In this message the first allocation unit listed (after the "belongs to...") is the actual allocation unit and the second allocation unilt (the one after "not to") is the expected allocation unit. An allocation unit is an ID that identifies which index and object a page belongs to.
Severity = 21
This problem could be an issue with the database page or a problem with the SQL Server engine when determining what the expected allocation unit should be. See the Resolution section for more details.
Severity = 12
The severity of this error can also be Level 12 if the query fails because it is using read uncommitted isolation level or the NOLOCK query hint (also known as a "dirty read").
Severity = 21
If DBCC CHECKDB or CHECKTABLE reports an error (which should be Msg 2533), then the page is damaged or an incorrect page. You should restore from a backup to resolve the problem. If you cannot restore from a backup, use the repair options with DBCC CHECKDB. To find the cause of this problem you should use techniques as you would with other database corruption errors including:
- Check for hardware or system level problems (A tool such as SQLIOSIM can be helpful to do this. SQLIOSIM ships with SQL Server 2008 and SQL Server 2008 R2 and does not require a separate download)
- Ensure you have the PAGE_VERIFY=CHECKSUM database option turned on. While it is possible to still encounter a Msg 605 error with checksum enabled (Ex. "scribbler" problem or incorrect page provided from I/O system), enabling checksum can provide definitive proof that the page was modified incorrectly within the I/O system.
- Try to restore a database backup you know that will be "clean" (no errors from CHECKDB) and transaction log backups you know span the time when the error was encountered.
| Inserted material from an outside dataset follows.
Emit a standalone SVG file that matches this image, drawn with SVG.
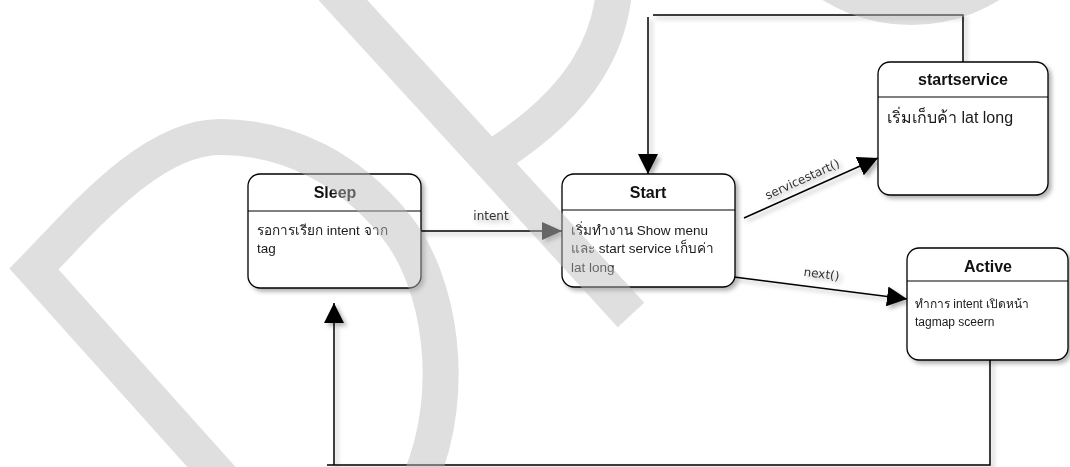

If you can "replay" this problem by restoring a "clean" database backup and transaction logs then contact Microsoft Technical Support for assistance.
For more information about using CHECKDB and causes of database corruption problems see the article: How to troubleshoot database consistency errors reported by DBCC CHECKDB
If DBCC CHECKDB does not report an error and the problem occurs frequently, you should contact Microsoft Technical Support for assistance. Be prepared to help find the query that is encountering the Msg 605 error. The More Information section talks about how to identify the query that has encountered this error.
Severity = 12
- Avoid using a read uncommitted isolation level (or NOLOCK hint)
- Be prepared to retry the query until you do not see the error
- Avoid making changes to the affected table(s) while running the query.
- The More Information section describes how to find the query encountering this error in this state.
To find what table belongs to an allocation unit as listed in the message, use the following query in the context of the database as found from the database id in the message (substitute the <allocation_unit_id> for the one you want to find as listed in the message)
SELECT au.allocation_unit_id, OBJECT_NAME(p.object_id) AS table_name, fg.name AS filegroup_name,
au.type_desc AS allocation_type, au.data_pages, partition_number
FROM sys.allocation_units AS au
JOIN sys.partitions AS p ON au.container_id = p.partition_id
JOIN sys.filegroups AS fg ON fg.data_space_id = au.data_space_id
WHERE au.allocation_unit_id = <allocation_unit_id>
ORDER BY au.allocation_unit_id
If the actual allocation unit is not found in the catalog views, the page may be damaged. If the actual allocation unit is found, it may be that the page is incorrect as read from disk (for example, the I/O system returns back the wrong page from disk).
The only repair option for this error is repair_allow_data_loss. The page will be deallocated and all data on this page will be lost. When you use repair, you will see a sequence of errors and message like the following:
Repair: The page (1:224) has been deallocated from object ID 69575286, index ID 0, partition ID 72057594039238656, alloc unit ID 72057594040287232 (type In-row data).
Msg 2533, Level 16, State 1, Line 1
Table error: page (1:224) allocated to object ID 69575286, index ID 0, partition ID 72057594039238656, alloc unit ID 72057594040287232 (type In-row data) was not seen. The page may be invalid or may have an incorrect alloc unit ID in its header.
The error has been repaired.
The SQL Server documentation includes similar information about this error as found at: MSSQLSERVER_605
To find out what query encountered this error, you can use the following techniques:
- For SQL Server 2008 and later versions, see if the system_health session has a record of the error which should include the query text. See the following resource for more information about the system_health session: http://blogs.msdn.com/psssql/archive/2008/07/15/supporting-sql-server-2008-the-system-health-session.aspx
- Use SQL Server Profiler and capture the SQL:BatchStarting, RPC:Starting, and Exception Events. Find the query that precedes the Exception Event for 605 for the session associated with the Exception Event.